Anna May Wong fue una mujer adelantada a su tiempo y castigada por ello. Nació en 1905 en Los Ángeles, hija de inmigrantes chinos, y desde muy joven supo que su destino no estaría en el lugar que la sociedad había reservado para ella. Mientras Hollywood crecía, ella también crecía con una certeza incómoda: quería ser actriz en una industria que no concebía a una mujer asiática como protagonista.
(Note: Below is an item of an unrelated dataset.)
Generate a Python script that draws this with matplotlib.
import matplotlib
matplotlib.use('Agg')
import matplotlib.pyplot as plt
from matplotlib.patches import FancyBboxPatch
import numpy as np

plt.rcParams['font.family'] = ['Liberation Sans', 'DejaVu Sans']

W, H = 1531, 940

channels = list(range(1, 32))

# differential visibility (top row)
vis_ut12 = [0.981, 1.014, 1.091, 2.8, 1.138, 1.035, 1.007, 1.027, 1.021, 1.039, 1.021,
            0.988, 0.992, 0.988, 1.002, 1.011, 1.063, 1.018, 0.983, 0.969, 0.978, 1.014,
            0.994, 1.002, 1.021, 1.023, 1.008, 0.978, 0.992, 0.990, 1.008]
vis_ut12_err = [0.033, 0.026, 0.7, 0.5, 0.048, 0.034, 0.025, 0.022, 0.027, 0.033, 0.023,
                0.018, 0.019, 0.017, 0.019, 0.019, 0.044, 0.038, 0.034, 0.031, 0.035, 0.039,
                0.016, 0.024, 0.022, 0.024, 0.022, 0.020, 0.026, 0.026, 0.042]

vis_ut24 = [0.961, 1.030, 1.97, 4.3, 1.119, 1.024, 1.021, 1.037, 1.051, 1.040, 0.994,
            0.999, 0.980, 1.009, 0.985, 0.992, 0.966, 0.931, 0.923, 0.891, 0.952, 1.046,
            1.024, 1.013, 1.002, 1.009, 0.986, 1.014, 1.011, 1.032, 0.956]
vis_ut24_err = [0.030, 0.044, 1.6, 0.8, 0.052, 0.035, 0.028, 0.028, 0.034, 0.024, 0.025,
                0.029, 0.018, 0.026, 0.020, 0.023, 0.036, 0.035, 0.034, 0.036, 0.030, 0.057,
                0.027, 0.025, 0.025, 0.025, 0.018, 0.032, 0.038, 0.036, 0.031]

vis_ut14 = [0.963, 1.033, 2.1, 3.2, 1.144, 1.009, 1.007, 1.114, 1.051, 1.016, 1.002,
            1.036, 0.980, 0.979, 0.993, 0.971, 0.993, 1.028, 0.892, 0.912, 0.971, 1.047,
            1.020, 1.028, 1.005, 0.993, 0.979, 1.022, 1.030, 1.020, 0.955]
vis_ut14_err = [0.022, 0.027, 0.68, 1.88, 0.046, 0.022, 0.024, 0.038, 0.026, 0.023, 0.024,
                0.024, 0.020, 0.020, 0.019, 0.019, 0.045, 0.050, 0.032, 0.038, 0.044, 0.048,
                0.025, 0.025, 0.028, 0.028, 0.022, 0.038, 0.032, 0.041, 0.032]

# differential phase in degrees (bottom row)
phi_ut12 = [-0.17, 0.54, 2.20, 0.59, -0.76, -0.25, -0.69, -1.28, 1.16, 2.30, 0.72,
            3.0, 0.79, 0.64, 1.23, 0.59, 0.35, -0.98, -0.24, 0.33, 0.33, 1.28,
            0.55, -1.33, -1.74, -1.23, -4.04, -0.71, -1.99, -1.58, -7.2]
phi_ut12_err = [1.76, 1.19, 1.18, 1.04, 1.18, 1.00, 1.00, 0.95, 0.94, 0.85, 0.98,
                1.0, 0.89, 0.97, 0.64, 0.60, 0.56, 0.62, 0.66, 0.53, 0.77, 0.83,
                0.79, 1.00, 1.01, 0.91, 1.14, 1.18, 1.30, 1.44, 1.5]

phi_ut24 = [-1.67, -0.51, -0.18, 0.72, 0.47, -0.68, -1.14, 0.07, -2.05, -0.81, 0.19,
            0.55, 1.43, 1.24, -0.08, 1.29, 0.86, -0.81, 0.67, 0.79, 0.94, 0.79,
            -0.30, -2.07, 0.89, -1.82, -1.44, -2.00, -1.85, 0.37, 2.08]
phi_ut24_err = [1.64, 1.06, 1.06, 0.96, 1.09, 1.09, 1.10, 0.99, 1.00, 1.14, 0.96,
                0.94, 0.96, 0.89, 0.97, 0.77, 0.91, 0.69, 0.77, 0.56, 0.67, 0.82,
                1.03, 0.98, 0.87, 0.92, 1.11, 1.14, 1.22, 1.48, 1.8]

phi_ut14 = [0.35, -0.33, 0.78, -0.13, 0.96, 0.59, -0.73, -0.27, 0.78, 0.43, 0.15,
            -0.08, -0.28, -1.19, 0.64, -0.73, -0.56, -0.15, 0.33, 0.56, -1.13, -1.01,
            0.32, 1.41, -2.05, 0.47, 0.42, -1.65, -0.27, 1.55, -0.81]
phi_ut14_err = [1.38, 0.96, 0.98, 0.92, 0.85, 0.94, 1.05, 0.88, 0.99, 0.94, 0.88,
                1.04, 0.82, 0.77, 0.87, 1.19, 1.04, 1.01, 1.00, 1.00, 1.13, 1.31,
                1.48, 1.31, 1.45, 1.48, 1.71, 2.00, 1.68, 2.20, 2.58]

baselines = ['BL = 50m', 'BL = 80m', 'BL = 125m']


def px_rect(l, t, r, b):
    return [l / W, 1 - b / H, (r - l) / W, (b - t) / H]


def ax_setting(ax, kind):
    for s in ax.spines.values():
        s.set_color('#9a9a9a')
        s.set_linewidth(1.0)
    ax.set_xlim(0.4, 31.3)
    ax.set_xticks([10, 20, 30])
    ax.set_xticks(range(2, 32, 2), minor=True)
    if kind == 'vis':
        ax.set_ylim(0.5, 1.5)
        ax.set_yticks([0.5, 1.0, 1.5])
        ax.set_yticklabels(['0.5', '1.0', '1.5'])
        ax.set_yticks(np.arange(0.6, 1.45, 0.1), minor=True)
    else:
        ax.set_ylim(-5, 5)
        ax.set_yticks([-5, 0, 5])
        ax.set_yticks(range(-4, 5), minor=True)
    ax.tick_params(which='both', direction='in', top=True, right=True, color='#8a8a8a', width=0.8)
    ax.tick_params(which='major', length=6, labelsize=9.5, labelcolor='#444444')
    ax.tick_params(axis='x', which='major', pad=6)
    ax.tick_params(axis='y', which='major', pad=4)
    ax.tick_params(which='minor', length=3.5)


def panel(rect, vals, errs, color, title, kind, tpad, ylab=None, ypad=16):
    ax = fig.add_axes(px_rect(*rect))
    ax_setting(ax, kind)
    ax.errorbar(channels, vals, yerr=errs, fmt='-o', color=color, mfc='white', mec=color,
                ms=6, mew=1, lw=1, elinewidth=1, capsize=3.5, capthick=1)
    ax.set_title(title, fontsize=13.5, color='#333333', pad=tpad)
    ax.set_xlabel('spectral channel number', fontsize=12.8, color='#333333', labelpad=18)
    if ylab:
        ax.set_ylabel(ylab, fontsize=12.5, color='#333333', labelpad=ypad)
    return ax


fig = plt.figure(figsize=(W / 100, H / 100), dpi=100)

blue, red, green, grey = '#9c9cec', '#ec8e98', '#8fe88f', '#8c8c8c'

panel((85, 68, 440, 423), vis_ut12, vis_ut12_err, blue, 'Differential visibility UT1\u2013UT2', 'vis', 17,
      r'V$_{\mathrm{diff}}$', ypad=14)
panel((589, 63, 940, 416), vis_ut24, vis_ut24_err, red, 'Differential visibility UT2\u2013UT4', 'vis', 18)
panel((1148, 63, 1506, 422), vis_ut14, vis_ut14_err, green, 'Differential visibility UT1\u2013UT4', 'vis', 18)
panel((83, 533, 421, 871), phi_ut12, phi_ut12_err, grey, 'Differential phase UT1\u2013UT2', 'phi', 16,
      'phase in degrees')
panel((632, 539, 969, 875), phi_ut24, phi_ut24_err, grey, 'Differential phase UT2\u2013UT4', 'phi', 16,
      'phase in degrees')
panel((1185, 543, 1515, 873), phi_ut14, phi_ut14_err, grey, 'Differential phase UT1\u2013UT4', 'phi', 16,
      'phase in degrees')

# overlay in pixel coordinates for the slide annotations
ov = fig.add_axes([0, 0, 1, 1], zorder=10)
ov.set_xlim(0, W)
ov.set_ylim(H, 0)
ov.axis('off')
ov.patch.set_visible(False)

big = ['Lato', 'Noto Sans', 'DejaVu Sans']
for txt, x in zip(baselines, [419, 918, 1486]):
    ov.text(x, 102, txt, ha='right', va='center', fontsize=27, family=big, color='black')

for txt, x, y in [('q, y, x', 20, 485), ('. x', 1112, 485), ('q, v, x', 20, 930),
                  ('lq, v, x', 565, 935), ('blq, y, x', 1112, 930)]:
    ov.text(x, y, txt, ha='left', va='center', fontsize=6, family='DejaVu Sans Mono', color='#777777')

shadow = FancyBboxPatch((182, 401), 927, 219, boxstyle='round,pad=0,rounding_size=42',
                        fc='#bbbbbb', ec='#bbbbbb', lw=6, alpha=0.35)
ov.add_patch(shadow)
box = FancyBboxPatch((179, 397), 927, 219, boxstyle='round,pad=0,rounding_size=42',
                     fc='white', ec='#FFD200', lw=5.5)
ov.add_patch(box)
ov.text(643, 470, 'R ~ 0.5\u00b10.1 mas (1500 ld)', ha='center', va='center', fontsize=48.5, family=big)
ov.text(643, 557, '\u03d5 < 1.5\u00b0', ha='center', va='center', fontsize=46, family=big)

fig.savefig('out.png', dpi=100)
Comenzó a trabajar en el cine siendo adolescente y pronto demostró un talento natural, una presencia magnética y una inteligencia emocional que traspasaba la pantalla. Sin embargo, el racismo estructural del Hollywood clásico la confinó a papeles secundarios, exóticos o directamente humillantes. Le negaron grandes oportunidades, incluso cuando la historia que se contaba era china, y vio cómo esos papeles se entregaban a actrices blancas maquilladas para parecer orientales.
Cansada de los límites, en la década de 1920 decidió marcharse a Europa. Allí trabajó en cine y teatro, fue reconocida por su talento y tratada como una actriz completa, no como una rareza. Regresó a Estados Unidos convertida en una figura internacional, pero el sistema seguía siendo el mismo.
Su vida personal estuvo marcada por amores imposibles, prohibidos por las leyes raciales de la época, y por una soledad creciente. A pesar de todo, nunca renunció a su dignidad ni a su deseo de abrir camino para otras.
Murió en 1961, con 56 años, después de años de lucha silenciosa. Hoy es recordada como una pionera absoluta: una actriz que desafió al cine, al racismo y a su tiempo, pagando un precio alto para que otras pudieran llegar después.